[cisco-voip] SIP Binding: Different Binds for Carrier vs Internal

Matthew Loraditch MLoraditch at heliontechnologies.com
Fri Sep 11 19:34:05 EDT 2020


The way you  have #2 written is bothering me, if you only have one interface period you should never need to bind, but if you only have one egress interface and need certain traffic to be on IP A and some on IP B (via loopbacks) then you would need to bind and that is my scenario.

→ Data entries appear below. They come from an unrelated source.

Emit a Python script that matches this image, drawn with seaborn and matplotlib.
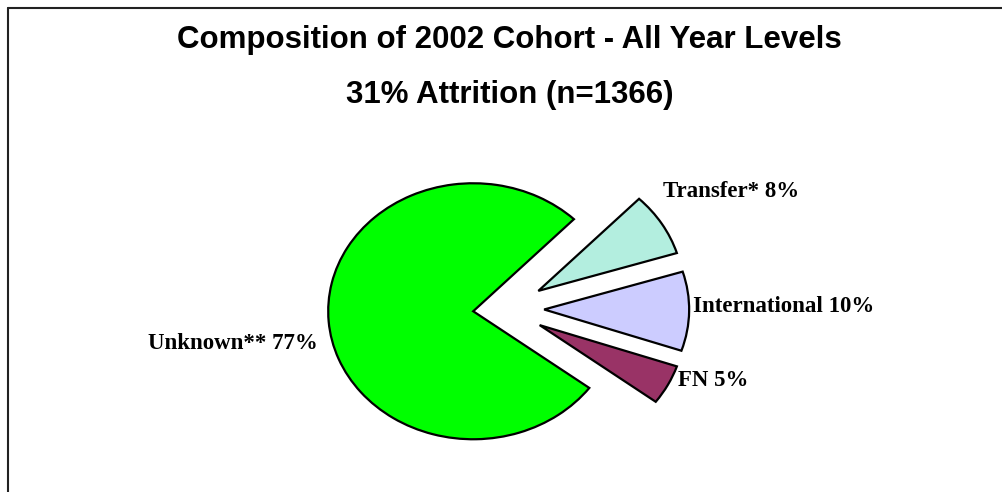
import matplotlib
matplotlib.use("Agg")
import matplotlib.pyplot as plt
from matplotlib.lines import Line2D
import seaborn as sns

# Data (order matches drawing order, counter-clockwise from the top-right notch)
categories = ["Unknown**", "FN", "International", "Transfer*"]
shares = [77, 5, 10, 8]
label_text = ["Unknown** 77%", "FN 5%", "International 10%", "Transfer* 8%"]
slice_colors = ["#00FF00", "#993366", "#CCCCFF", "#B3EEDF"]
explode = [0.22, 0.27, 0.27, 0.27]

# label placement (data units of the pie axes) and alignment
label_pos = [(-1.29, -0.27), (1.19, -0.56), (1.30, 0.02), (1.09, 0.92)]
label_ha = ["right", "left", "left", "left"]

sns.set_theme(style="white")
plt.rcParams["font.family"] = ["Liberation Sans", "DejaVu Sans"]
plt.rcParams["text.color"] = "black"

fig = plt.figure(figsize=(10.03, 4.92), dpi=100)
ax = fig.add_axes([0, 0, 1, 1])

wedges, texts = ax.pie(
    shares,
    labels=label_text,
    colors=slice_colors,
    explode=explode,
    startangle=46,
    counterclock=True,
    wedgeprops=dict(edgecolor="black", linewidth=1.6),
    textprops=dict(family="Liberation Serif", fontweight="bold", fontsize=16.5, color="black"),
)

for t, pos, ha in zip(texts, label_pos, label_ha):
    t.set_position(pos)
    t.set_ha(ha)
    t.set_va("center")

# elliptical pie like the original, pixel-mapped axes
ax.set_aspect("auto")
ax.set_xlim(-505 / 145, (1003 - 505) / 145)
ax.set_ylim(-(492 - 309) / 128, 309 / 128)
ax.axis("off")

# title
fig.text(0.508, 1 - 40 / 492, "Composition of 2002 Cohort - All Year Levels",
         ha="center", va="center", fontsize=22.5, fontweight="bold", color="black")
fig.text(0.508, 1 - 95 / 492, "31% Attrition (n=1366)",
         ha="center", va="center", fontsize=22.5, fontweight="bold", color="black")

# partial frame (top and left edges only)
fig.add_artist(Line2D([8 / 1003, 1], [1 - 7.5 / 492, 1 - 7.5 / 492],
                      transform=fig.transFigure, color="#222222", lw=1.5))
fig.add_artist(Line2D([8 / 1003, 8 / 1003], [0, 1 - 7.5 / 492],
                      transform=fig.transFigure, color="#222222", lw=1.5))

fig.savefig("out.png", dpi=100)
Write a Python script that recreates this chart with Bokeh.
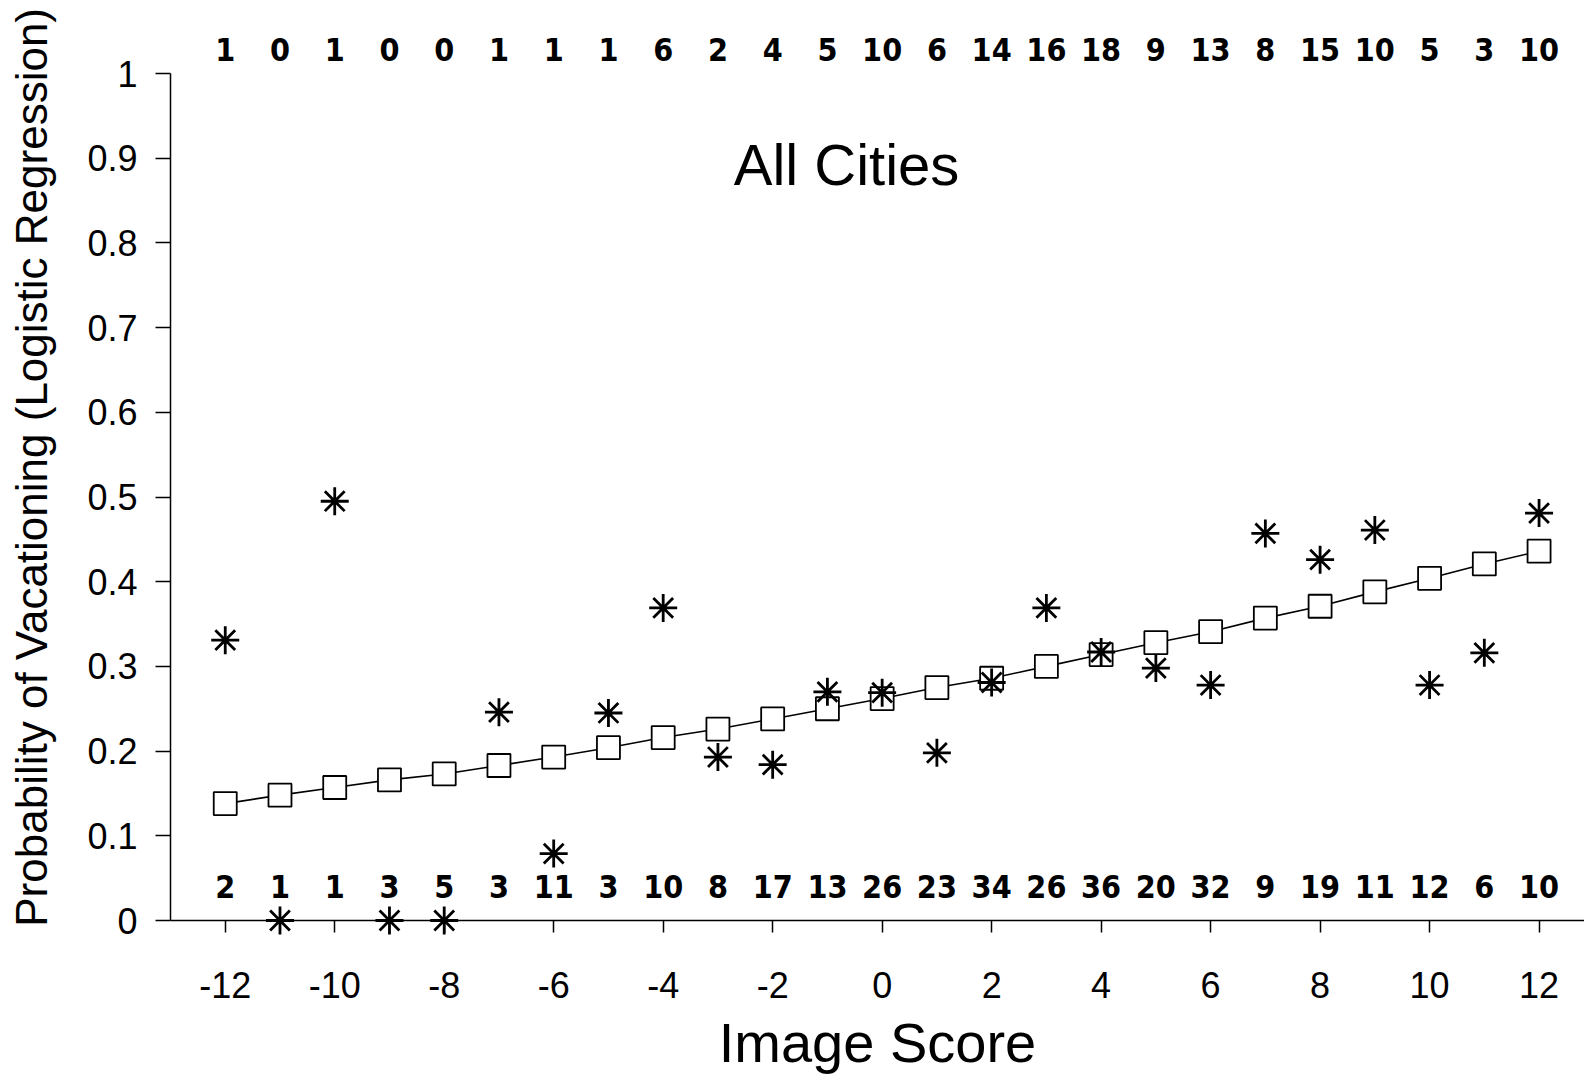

I have a complicated (to me!) routing situation and I need my PSTN traffic to the ITSP to be on an IP that only they know about and my internal traffic to be the same. This was the best way I could think of to make that happen.







Matthew Loraditch
Sr. Network Engineer
p: 443.541.1518
w: www.heliontechnologies.com | e: MLoraditch at heliontechnologies.com
From: Anthony Holloway <avholloway+cisco-voip at gmail.com>
Sent: Friday, September 11, 2020 5:46 PM
To: Matthew Loraditch <MLoraditch at heliontechnologies.com>
Cc: cisco-voip at puck.nether.net
Subject: Re: [cisco-voip] SIP Binding: Different Binds for Carrier vs Internal

[EXTERNAL]

First up, you don't need to bind your interfaces.  You should bind your interfaces in two scenarios though:

1. You're trying to source your IP from a loopback address
2. You only have one interface

Otherwise, let the router do it's routing and it will pick the correct interface to "bind" SIP too, by the nature of which interface the packet leaves the router from.

Now, you can bind, if you want to, but it doesn't do anything extra, to the best of my knowledge.

When you say, "[n]ever see the other’s IP," you should know that this happens by default.  That's what a B2BUA does.  It terminates a dialog with one peer, and then turns around and originates a new dialog with a different peer.

And yes, flow through is default, but that does not affect signaling, which it kind of sounds like is the topic at hand.  Otherwise, flow around means your carrier knows how to hit your inside IP Phone addresses directly, and that's not likely the case.

So literally, you do not have to do anything extra or special to get what you want.  You simply configure the router as a device with two interfaces on two different networks, and teach it how to route (e.g., static routing or something, I don't know I'm not a CCIE Routing and Switching).

On Fri, Sep 11, 2020 at 2:25 PM Matthew Loraditch <MLoraditch at heliontechnologies.com<mailto:MLoraditch at heliontechnologies.com>> wrote:
I need to bind call legs to my carrier to one IP and all legs to CUCM on another IP on the same router and neither side ever see the other’s IP nor need to route to it

I’ve done something, at least similar, many years in the past but no longer have access to the environment to verify the behavior and am trying to refresh myself on the setting.

In that setup we bound the dial peers to the relevant interfaces and enabled allow-connections sip to sip and address-hiding in my voice service voip config.

>From what I further understand media flow-through is the default behavior so as long as I do the binding, I will get what I want to happen happening.

Am I generally correct in all of my current thoughts? Anything I’m not thinking of?